В минуту просветления, принесенного ветром, дующим в лицо мне и всем остальным, я думаю о Сильвии (хотя уже не так много), о том, что Менендес станет моей по праву и со всеобщего одобрения, о том, что доноры так или иначе все равно умрут, и о том, что нужно следить, чтобы взгляд мой оставался усталым и тяжелым, дабы никто не догадался, как легко мне это далось.
4
Обо мне заговорили. Мое имя то и дело всплывает в обыденных разговорах, проскальзывает в комментариях о необычном тембре моего голоса, двусмысленных инсинуациях медсестер и завистливых сравнениях коллег. Я преломляюсь в этих гранях в бесчисленном множестве Кинтан, чтобы ты, Менендес, могла сделать свой выбор.
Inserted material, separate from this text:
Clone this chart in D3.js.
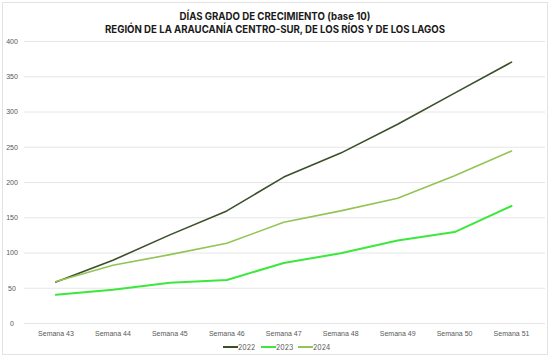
<!DOCTYPE html>
<html><head><meta charset="utf-8">
<script src="https://cdn.jsdelivr.net/npm/d3@7"></script>
<style>body{margin:0;background:#fff;}svg{display:block;font-family:Inter,"Liberation Sans",Arial,sans-serif;}</style>
</head><body>
<svg id="c" width="550" height="360"></svg>
<script>
const categories = ["Semana 43","Semana 44","Semana 45","Semana 46","Semana 47","Semana 48","Semana 49","Semana 50","Semana 51"];
const s2022 = [58, 89, 125, 159, 207, 241, 282, 326, 370];
const s2023 = [40, 47, 57, 61, 85, 99, 117, 129, 166];
const s2024 = [59, 82, 97, 113, 143, 159, 177, 209, 244];
const seriesNames = ["2022","2023","2024"];
const colors = ["#3a4f2a","#3ce83c","#93c455"];
const yTicks = [0,50,100,150,200,250,300,350,400];
const titleLines = ["DÍAS GRADO DE CRECIMIENTO (base 10)","REGIÓN DE LA ARAUCANÍA CENTRO-SUR, DE LOS RÍOS Y DE LOS LAGOS"];

const svg = d3.select("#c");
svg.append("rect").attr("x",2.5).attr("y",2.5).attr("width",545).attr("height",352)
  .attr("fill","#fff").attr("stroke","#e3e3e3");

const x = d3.scaleBand().domain(categories).range([27.5, 540]);
const y = d3.scaleLinear().domain([0,400]).range([323, 41]);

const yAxis = d3.axisLeft(y).tickValues(yTicks).tickSize(0).tickPadding(0);
const gy = svg.append("g").attr("transform","translate(24,0)").call(yAxis);
gy.select(".domain").remove();
gy.selectAll(".tick line").attr("stroke","#e6e6e6").attr("x1",0).attr("x2", 545-24);
gy.selectAll(".tick text").attr("fill","#595959").attr("font-size","7px").attr("x",-12).attr("text-anchor","middle");

const xAxis = d3.axisBottom(x).tickSize(0).tickPadding(8);
const gx = svg.append("g").attr("transform","translate(0,323)").call(xAxis);
gx.select(".domain").remove();
gx.selectAll(".tick text").attr("fill","#595959").attr("font-size","7px");

const all = [s2022, s2023, s2024];
const line = d3.line().x((d,i)=>x(categories[i])+x.bandwidth()/2).y(d=>y(d));
all.forEach((s,k)=>{
  svg.append("path").datum(s).attr("d",line).attr("fill","none")
    .attr("stroke",colors[k]).attr("stroke-width",k===1?2:1.6).attr("stroke-linejoin","round").attr("stroke-linecap","round");
});

svg.append("text").attr("x",275).attr("y",19.5).attr("text-anchor","middle")
  .attr("font-size","10.5px").attr("font-weight","bold").attr("fill","#1a1a1a")
  .attr("textLength",191).attr("lengthAdjust","spacingAndGlyphs").text(titleLines[0]);
svg.append("text").attr("x",275).attr("y",33).attr("text-anchor","middle")
  .attr("font-size","10.5px").attr("font-weight","bold").attr("fill","#1a1a1a")
  .attr("textLength",340).attr("lengthAdjust","spacingAndGlyphs").text(titleLines[1]);

const lg = svg.append("g").attr("transform","translate(223,347)");
const lx = [0, 38, 75];
seriesNames.forEach((n,k)=>{
  const g = lg.append("g").attr("transform",`translate(${lx[k]},0)`);
  g.append("line").attr("x1",0).attr("x2",15).attr("y1",0).attr("y2",0).attr("stroke",colors[k]).attr("stroke-width",2);
  g.append("text").attr("x",15).attr("y",2.5).attr("font-size","7px").attr("fill","#595959").text(n);
});
</script>
</body></html>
За любовью и ее плодами чувствуется ловушка: отказаться от права делать, что тебе хочется, забыть про капризы, отдать ухо, плечо, грудь, всего себя со всеми потрохами, подписав любовный контракт, зная, что любить всегда немыслимо. Этот компромисс станет моей платой за возможность схватить тебя за горло и терзать твое тело бесконечными проникновениями.
Небольшое ботаническое отступление: островок Томпсона на Огненной Земле — единственное место в мире, где произрастает комемадре, необычное растение с игольчатыми листьями, чей растительный сок дает жизнь (механизм перехода из одного царства в другое изучен не до конца) микроскопическим личинкам-матрифагам. Эти личинки пожирают растение, полностью обезвоживая его. Иссохшие останки растения рассыпаются и удобряют собой почву, после чего процесс начинается сначала.